China is preparing to establish a sizable solar panel module plant in Malaysia while at the same time in Laos it is taking steps to construct a 580 km highway. This is part of a much larger campaign to cultivate goodwill and economic ties with Southeast Asian countries. The campaign in turn is a response to attempts made by the United States to blunt China’s spreading influence across the region.
On June 24 Malaysia’s Ministry of International Trade and Industry announced that Risen Energy, which is a titan of China’s solar energy industry, will construct the plant. The company has made an investment promise totalling approximately $10.1 billion in Malaysia’s photovoltaic industry.
Prior to that announcement on June 23 an online meeting was held involving Chinese officials and the cabinet ministers of countries that were already partners in the larger Belt and Road initiative. These countries were offered COVID-19 vaccines and cooperation from the larger country amidst their difficult transitions into low-carbon economies.
It would be no surprise if the investment activity of Risen Energy was heavily tied to the decisions of policymakers in Beijing. China’s aggressive investment campaign across Southeast Asia consists of similar programs of economic aid coupled with massive infrastructure projects.

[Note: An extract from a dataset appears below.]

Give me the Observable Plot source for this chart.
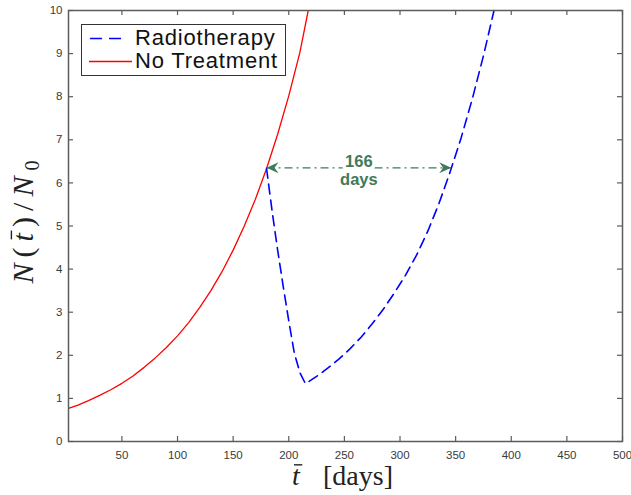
<!DOCTYPE html>
<html><head><meta charset="utf-8">
<script src="https://cdn.jsdelivr.net/npm/d3@7"></script>
<script src="https://cdn.jsdelivr.net/npm/@observablehq/plot@0.6"></script>
<style>body{margin:0;background:#fff} #chart{width:631px;height:495px}</style>
</head><body><div id="chart"></div>
<script>
// ---- data ----
const tNoTreat = [2, 10, 20, 30, 40, 50, 60, 70, 80, 90, 100, 110, 120, 130, 140, 150, 160, 170, 180, 190, 200, 210, 217.5];
const nNoTreat = [0.77, 0.84, 0.95, 1.07, 1.20, 1.35, 1.52, 1.72, 1.94, 2.18, 2.45, 2.76, 3.11, 3.50, 3.94, 4.44, 5.00, 5.62, 6.33, 7.13, 8.02, 9.03, 10.0];
const tRadio = [180, 185, 190, 195, 200, 205, 210, 215, 225, 235, 245, 255, 265, 275, 285, 295, 305, 315, 325, 335, 345, 355, 365, 375, 384.5];
const nRadio = [6.34, 5.35, 4.44, 3.60, 2.80, 2.05, 1.60, 1.34, 1.51, 1.70, 1.91, 2.15, 2.42, 2.73, 3.07, 3.45, 3.86, 4.33, 4.88, 5.52, 6.25, 7.05, 7.95, 8.95, 10.0];
const arrowT = [180, 346];
const arrowN = 6.35;
const arrowLabel = "166\ndays";
const xTicks = [50, 100, 150, 200, 250, 300, 350, 400, 450, 500];
const yTicks = [0, 1, 2, 3, 4, 5, 6, 7, 8, 9, 10];
const seriesNames = ["Radiotherapy", "No Treatment"];

const noTreat = tNoTreat.map((t, i) => ({t, n: nNoTreat[i]}));
const radio = tRadio.map((t, i) => ({t, n: nRadio[i]}));

const W = 631, H = 495, mL = 68, mR = 9, mT = 10, mB = 54;
const iW = W - mL - mR, iH = H - mT - mB;
const axisCol = "#5c5c5c", green = "#3f7a5c";

const arrowHead = {
  draw(ctx, size) {
    ctx.moveTo(0, 0);
    ctx.lineTo(-12, -5.5);
    ctx.lineTo(-8, 0);
    ctx.lineTo(-12, 5.5);
    ctx.closePath();
  }
};

const chart = Plot.plot({
  width: W, height: H,
  marginLeft: mL, marginRight: mR, marginTop: mT, marginBottom: mB,
  style: {background: "#fff", fontFamily: "'Liberation Sans', Arial, sans-serif", overflow: "visible"},
  x: {domain: [2, 500]},
  y: {domain: [0, 10]},
  marks: [
    Plot.line(noTreat, {x: "t", y: "n", stroke: "#ff0000", strokeWidth: 1.3, clip: true}),
    Plot.line(radio, {x: "t", y: "n", stroke: "#0000ff", strokeWidth: 1.6, strokeDasharray: "10,6", clip: true}),
    Plot.link([{x1: arrowT[0], x2: arrowT[1], y: arrowN}], {x1: "x1", x2: "x2", y1: "y", y2: "y", stroke: green, strokeWidth: 1.3, strokeDasharray: "8,4,2,4"}),
    Plot.dot([{x: arrowT[0], y: arrowN, r: 180}, {x: arrowT[1], y: arrowN, r: 0}], {x: "x", y: "y", rotate: "r", symbol: arrowHead, fill: green, stroke: "none", r: 5}),
    Plot.text([{x: (arrowT[0] + arrowT[1]) / 2, y: arrowN}], {x: "x", y: "y", text: () => arrowLabel, fill: green, fontWeight: "bold", fontSize: 16.5, lineHeight: 1.12, stroke: "white", strokeWidth: 7, dy: 2}),
    Plot.frame({stroke: axisCol, strokeWidth: 1.5}),
    Plot.tickX(xTicks, {x: d => d, insetTop: iH - 5, stroke: axisCol, strokeWidth: 1.2}),
    Plot.tickX(xTicks, {x: d => d, insetBottom: iH - 5, stroke: axisCol, strokeWidth: 1.2}),
    Plot.tickY(yTicks, {y: d => d, insetRight: iW - 5, stroke: axisCol, strokeWidth: 1.2}),
    Plot.tickY(yTicks, {y: d => d, insetLeft: iW - 5, stroke: axisCol, strokeWidth: 1.2}),
    Plot.axisX({ticks: xTicks, tickSize: 0, tickPadding: 9, fontSize: 11.5, color: "#3a3a3a", label: null, tickFormat: d => d}),
    Plot.axisY({ticks: yTicks, tickSize: 0, tickPadding: 6, fontSize: 11.5, color: "#3a3a3a", label: null, tickFormat: d => d})
  ]
});
document.getElementById("chart").appendChild(chart);

const svg = d3.select(chart);
const serif = "'Liberation Serif', 'DejaVu Serif', serif";
function overline(g, textNode, idx, fs) {
  const p = textNode.getStartPositionOfChar(idx);
  const e = textNode.getEndPositionOfChar(idx);
  g.append("line").attr("x1", p.x + 2).attr("x2", e.x + 2.5)
    .attr("y1", p.y - fs * 0.72).attr("y2", p.y - fs * 0.72)
    .attr("stroke", "#222").attr("stroke-width", 1.4);
}
// x label
const gx = svg.append("g").attr("transform", "translate(0,485)");
const xl = gx.append("text").attr("text-anchor", "start")
  .attr("font-family", serif).attr("font-size", 28).attr("fill", "#222");
xl.append("tspan").attr("x", 292).attr("font-style", "italic").text("t");
xl.append("tspan").attr("x", 323).text("[days]");
overline(gx, xl.node(), 0, 28);
// y label
const gy = svg.append("g").attr("transform", "translate(33,222) rotate(-90)");
const yl = gy.append("text").attr("text-anchor", "middle")
  .attr("font-family", serif).attr("font-size", 30).attr("fill", "#222")
  .attr("textLength", 123).attr("lengthAdjust", "spacing");
yl.append("tspan").attr("font-style", "italic").text("N");
yl.append("tspan").text("(");
yl.append("tspan").attr("font-style", "italic").text("t");
yl.append("tspan").text(")/");
yl.append("tspan").attr("font-style", "italic").text("N");
yl.append("tspan").attr("font-size", 20).attr("dy", 6).text("0");
overline(gy, yl.node(), 2, 30);

// legend
const lg = svg.append("g").attr("font-family", "'Liberation Sans', Arial, sans-serif").attr("text-anchor", "start");
lg.append("rect").attr("x", 81.5).attr("y", 24.5).attr("width", 204).attr("height", 51)
  .attr("fill", "#fff").attr("stroke", "#333").attr("stroke-width", 1);
lg.append("line").attr("x1", 90).attr("x2", 127).attr("y1", 38.5).attr("y2", 38.5)
  .attr("stroke", "#0000ff").attr("stroke-width", 1.6).attr("stroke-dasharray", "12,7");
lg.append("line").attr("x1", 89).attr("x2", 132).attr("y1", 61.5).attr("y2", 61.5)
  .attr("stroke", "#ff0000").attr("stroke-width", 1.3);
lg.append("text").attr("x", 135).attr("y", 44.5).attr("font-size", 22).attr("letter-spacing", 0.8).attr("fill", "#111").text(seriesNames[0]);
lg.append("text").attr("x", 135).attr("y", 67.5).attr("font-size", 22).attr("letter-spacing", 0.8).attr("fill", "#111").text(seriesNames[1]);
</script>
</body></html>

The campaign is suspected by many as a way to advance the country’s foreign policy interests while at the same blunting the United States’ efforts to do the same in Southeast Asia. China’s efforts could also be an attempt to ameliorate Southeast Asian countries in regards to the buildup of Chinese forces and military infrastructure in the South China Sea.
Earlier in the same month as the above two occurrences, on June 7 various foreign ministers physically met with each other for the first time in about 16 months at the Association of Southeast Asian Nations. The event was hosted in Chongqing, China.